Это было потрясающее событие в моей тогдашней жизни. Говорить о том, какое впечатление произвел на меня Лондон, просто не приходится. Это не был город – с улицами, с домами и магазинами, которые можно увидеть, с людьми, которых можно узнать, – нет, это был некий законченный, замкнутый, непознаваемый феномен. Призрачный, незнакомый, потусторонний мир, другая планета. Я совершенно забыла литературу, все литературные ассоциации, Шекспира, Диккенса, Вальтер Скотта, Киплинга, забыла всю историю, королей и королев, Британскую империю – все это полностью испарилось из моей памяти. Все это осталось там, дома, в книжках. А передо мной был не город – это был мир по-прежнему недостижимый, хотя я в нем и находилась, и непостижимый, хотя мне предстояло узнать многое. Ощущение было очень странное, очень непривычное и замечательно восторженное. С этим ощущением я прожила в Лондоне все три месяца, и оно не изменилось ни на йоту, несмотря на то что я за это время успела подучить английский язык и многое увидеть и понять… Как я приехала на чужую планету, так я и уезжала с чужой планеты.
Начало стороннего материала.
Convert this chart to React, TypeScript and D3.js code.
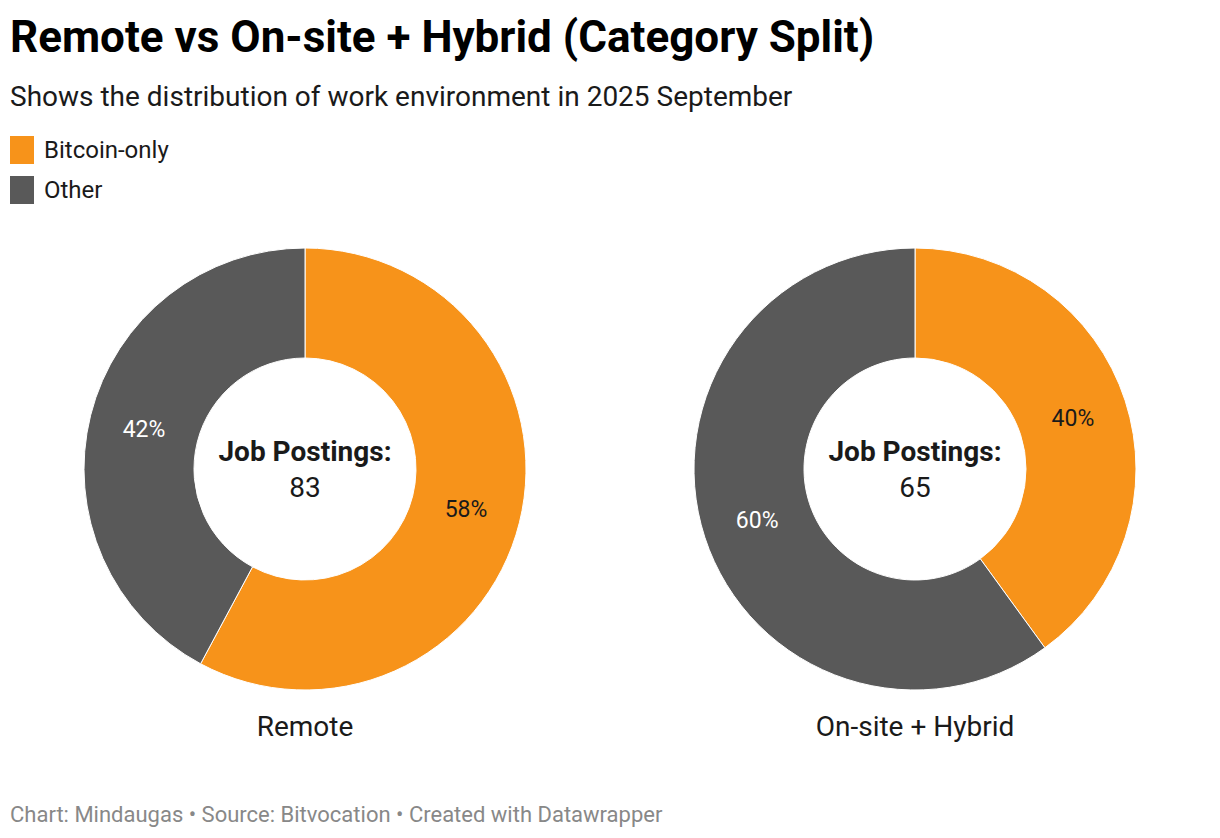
import { useEffect, useRef } from 'react';
import * as d3 from 'd3';

const categories = ['Bitcoin-only', 'Other'];
const colors = ['#f7931a', '#595959'];
const labelColors = ['#1a1a1a', '#ffffff'];

const groups = ['Remote', 'On-site + Hybrid'];
const totals = [83, 65];
const bitcoinOnly = [48, 26];
const other = [35, 39];

const width = 1220;
const height = 838;

export default function App() {
  const svgRef = useRef<SVGSVGElement>(null);

  useEffect(() => {
    if (!svgRef.current) return;
    document.body.style.margin = '0';
    const svg = d3.select(svgRef.current);
    svg.selectAll('*').remove();

    const font = 'Roboto, sans-serif';

    svg
      .append('text')
      .attr('x', 10)
      .attr('y', 52)
      .style('font-family', font)
      .style('font-weight', 700)
      .style('font-size', '44px')
      .style('fill', '#000')
      .text('Remote vs On-site + Hybrid (Category Split)');

    svg
      .append('text')
      .attr('x', 10)
      .attr('y', 106)
      .style('font-family', font)
      .style('font-size', '28px')
      .style('fill', '#1a1a1a')
      .text('Shows the distribution of work environment in 2025 September');

    const legend = svg
      .selectAll('.legend')
      .data(categories)
      .enter()
      .append('g')
      .attr('class', 'legend')
      .attr('transform', (_d, i) => `translate(10,${136 + i * 40})`);

    legend
      .append('rect')
      .attr('width', 24)
      .attr('height', 28)
      .attr('fill', (_d, i) => colors[i]);

    legend
      .append('text')
      .attr('x', 34)
      .attr('y', 22)
      .style('font-family', font)
      .style('font-size', '24px')
      .style('fill', '#1a1a1a')
      .text((d) => d);

    const x = d3.scalePoint().domain(groups).range([305, 915]);
    const outer = 221;
    const inner = 111;
    const cy = 469;

    const pie = d3
      .pie<number>()
      .sort(null)
      .value((d) => d);
    const arc = d3.arc<d3.PieArcDatum<number>>().innerRadius(inner).outerRadius(outer);

    groups.forEach((name, gi) => {
      const values = [bitcoinOnly[gi], other[gi]];
      const total = d3.sum(values);
      const g = svg.append('g').attr('transform', `translate(${x(name)},${cy})`);
      const arcs = pie(values);

      g.selectAll('path')
        .data(arcs)
        .enter()
        .append('path')
        .attr('d', arc)
        .attr('fill', (_d, i) => colors[i])
        .attr('stroke', '#fff')
        .attr('stroke-width', 1);

      g.selectAll('.pct')
        .data(arcs)
        .enter()
        .append('text')
        .attr('class', 'pct')
        .attr('transform', (d) => `translate(${arc.centroid(d)})`)
        .attr('text-anchor', 'middle')
        .attr('dy', '0.35em')
        .style('font-family', font)
        .style('font-size', '23px')
        .style('fill', (_d, i) => labelColors[i])
        .text((d) => `${Math.round((d.value / total) * 100)}%`);

      g.append('text')
        .attr('text-anchor', 'middle')
        .attr('y', -8)
        .style('font-family', font)
        .style('font-weight', 700)
        .style('font-size', '28px')
        .style('fill', '#1a1a1a')
        .text('Job Postings:');

      g.append('text')
        .attr('text-anchor', 'middle')
        .attr('y', 28)
        .style('font-family', font)
        .style('font-size', '28px')
        .style('fill', '#1a1a1a')
        .text(totals[gi]);

      g.append('text')
        .attr('text-anchor', 'middle')
        .attr('y', 267)
        .style('font-family', font)
        .style('font-size', '28px')
        .style('fill', '#1a1a1a')
        .text(name);
    });

    svg
      .append('text')
      .attr('x', 10)
      .attr('y', 822)
      .style('font-family', font)
      .style('font-size', '22px')
      .style('fill', '#888')
      .text('Chart: Mindaugas • Source: Bitvocation • Created with Datawrapper');
  }, []);

  return <svg ref={svgRef} width={width} height={height} style={{ display: 'block' }} />;
}
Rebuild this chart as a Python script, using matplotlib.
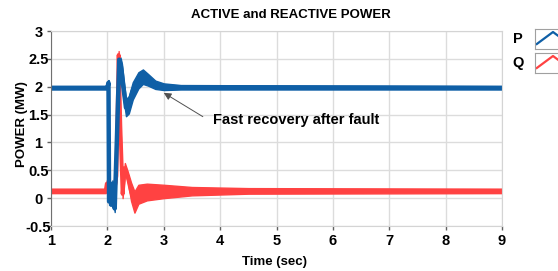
import matplotlib.pyplot as plt
import numpy as np

# active power P (MW): time (s) and the lower / upper edge of the noisy trace
t_p = [1.00, 1.97, 2.00, 2.02, 2.03, 2.06, 2.09, 2.11, 2.13, 2.17, 2.21, 2.24,
       2.27, 2.33, 2.38, 2.45, 2.55, 2.63, 2.72, 2.85, 3.00, 3.30, 9.00]
p_lo = [1.95, 1.95, 1.95, 2.02, -0.12, -0.14, 0.20, -0.10, -0.25, 1.00, 2.40, 2.30,
        1.90, 1.47, 1.52, 1.77, 1.97, 2.05, 2.02, 1.96, 1.94, 1.95, 1.95]
p_hi = [2.01, 2.01, 2.01, 2.12, 0.00, 0.05, 0.32, 0.00, -0.12, 1.20, 2.57, 2.50,
        2.30, 1.78, 1.83, 2.08, 2.26, 2.31, 2.23, 2.11, 2.06, 2.03, 2.01]

# reactive power Q (MW)
t_q = [1.00, 1.97, 1.99, 2.05, 2.12, 2.16, 2.20, 2.23, 2.27, 2.31, 2.36, 2.42,
       2.48, 2.55, 2.70, 3.00, 3.50, 4.50, 9.00]
q_lo = [0.09, 0.09, 0.20, 0.10, 0.05, 0.30, 2.50, 1.20, 0.00, 0.45, 0.30, -0.05,
        -0.26, -0.10, -0.04, 0.00, 0.05, 0.08, 0.09]
q_hi = [0.17, 0.17, 0.32, 0.25, 0.20, 0.50, 2.64, 1.40, 0.15, 0.63, 0.48, 0.28,
        0.12, 0.24, 0.26, 0.24, 0.20, 0.18, 0.17]

x_ticks = [1, 2, 3, 4, 5, 6, 7, 8, 9]
y_ticks = [-0.5, 0, 0.5, 1, 1.5, 2, 2.5, 3]
y_labels = ['-0.5', '0', '0.5', '1', '1.5', '2', '2.5', '3']

blue = '#0f5fa6'
red = '#ff4242'
font = 'Liberation Sans'

fig = plt.figure(figsize=(5.58, 2.71), dpi=100)
ax = fig.add_axes([51/558, 1 - 226/271, 451/558, 195/271])

# red first, blue drawn on top of it
q_mid = (np.array(q_lo) + np.array(q_hi)) / 2
ax.fill_between(t_q, q_lo, q_hi, color=red, lw=1.0)
ax.plot(t_q, q_mid, color=red, lw=2.8, solid_joinstyle='round')
p_mid = (np.array(p_lo) + np.array(p_hi)) / 2
ax.fill_between(t_p, p_lo, p_hi, color=blue, lw=1.0)
ax.plot(t_p, p_mid, color=blue, lw=3.2, solid_joinstyle='round')

ax.set_xlim(1, 9)
ax.set_ylim(-0.5, 3)
ax.set_xticks(x_ticks)
ax.set_yticks(y_ticks)
ax.set_yticklabels(y_labels)
ax.grid(True, color='#dcdcdc', lw=1)
ax.set_axisbelow(True)
for s in ['top', 'right', 'bottom']:
    ax.spines[s].set_color('#d4d4d4')
ax.spines['left'].set_color('#707070')
ax.tick_params(length=3, width=1, color='#606060', pad=3)
for lbl in ax.get_xticklabels() + ax.get_yticklabels():
    lbl.set_fontweight('bold')
    lbl.set_fontsize(10.5)
    lbl.set_family(font)
for lbl in ax.get_yticklabels():
    lbl.set_ha('center')
ax.tick_params(axis='y', pad=6)

ax.annotate('Fast recovery after fault', xy=(3.00, 1.89), xytext=(3.87, 1.40),
            fontsize=10.5, fontweight='bold', family=font, va='center',
            arrowprops=dict(arrowstyle='-|>', color='#505050', lw=0.7,
                            mutation_scale=11, facecolor='black',
                            shrinkA=0, shrinkB=0, relpos=(-0.06, 0.75)))

fig.text(291/558, 1 - 15/271, 'ACTIVE and REACTIVE POWER', ha='center', va='center',
         fontsize=9.5, fontweight='bold', family=font)
fig.text(22/558, 1 - 124/271, 'POWER (MW)', rotation=90, ha='center', va='center',
         fontsize=9.5, fontweight='bold', family=font)
fig.text(274/558, 1 - 262/271, 'Time (sec)', ha='center', va='center',
         fontsize=9.5, fontweight='bold', family=font)

# legend: label plus a boxed chevron icon for each series
for name, col, yc in [('P', blue, 39), ('Q', red, 63)]:
    fig.text(518/558, 1 - yc/271, name, ha='center', va='center',
             fontsize=10.5, fontweight='bold', family=font)
    ia = fig.add_axes([535/558, 1 - (yc + 10)/271, 36/558, 20/271])
    ia.plot([0.05, 0.5, 0.95], [0.25, 0.85, 0.25], color=col, lw=1.6)
    ia.set_xlim(0, 1)
    ia.set_ylim(0, 1)
    ia.set_xticks([])
    ia.set_yticks([])
    for s in ia.spines.values():
        s.set_color('#a0a0a0')

fig.savefig('out.png', dpi=100)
Теперь это чувство потеряно мной безвозвратно. Теперь, в какую бы экзотическую новую страну я ни приехала, это – экзотическая новая страна, не более того. Это все тот же мир, который я знаю, все те же люди… А тогда мне казалось, что там все иное, все абсолютно, что там ничего – ничего – сходного с тем, что мне известно, нет и быть не может. И это мне ужасно нравилось.